In retirement, her work to empower women and girls, both in Barbados and internationally, is a top priority. One of her desires is to see more women in elective politics in Barbados.
“For the first 18 years that I sat in Parliament, I was the only woman. It was not easy . . . . Countless times I wished that there were other women in there to bolster the argument from the perspective of a woman.”
Dame Billie rejoiced in 1994 when three more women entered Parliament under the BLP banner.
“And I give Prime Minister Owen Arthur, as he then was, great credit. There were four women in Parliament when he was Prime Minister, and he put all four of them into his Cabinet. There are not many prime ministers who would have had the courage to do that.”
She believes the participation of women in Parliament is vital not only to address women’s issues, but to have a woman’s perspective
on all issues.
“I talk to women often about these things, and it is concerning that so often women are doing very well in their careers and they say to me, ‘I am well respected in my profession, I’m good at what I do. If it has to be a rite of passage to go into politics that my name has to be dragged through the mud, I have to be in rum shops and so on, it’s not going to happen’.”
But Dame Billie has a counter for that argument.
“I tell them, ‘You make your own decisions’. I never canvassed in a rum shop in 31 years.
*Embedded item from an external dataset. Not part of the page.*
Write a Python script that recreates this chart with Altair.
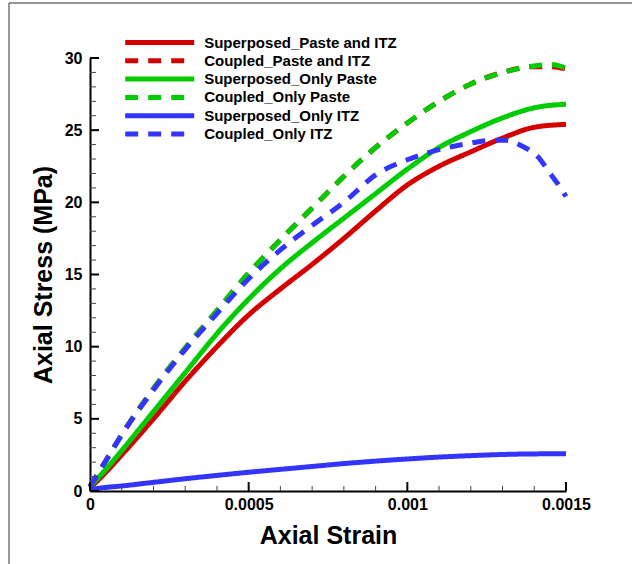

My canvassers would be in there, my supporters would be in there and they would be talking politics; but I have never done that. You set your own rules.”
Today, she continues to be of service to Barbados. She is vice president of the Barbados Association of Retired Persons and deputy chairman of the Electoral and Boundaries Commission. Internationally, she sits on the board of Women Deliver, a global advocacy group that focuses on the empowerment of women, with particular emphasis on women’s health.
Dame Billie says however that she has committed to slowing down.
“My quality of life here [at home] gives me pleasure –– the gardens, the beauty of the sunsets, the birdsong. I’m never heading anything again. I’ve had enough of that
in my life and I’ve made that clear.
“I need to be free to move about as I please.”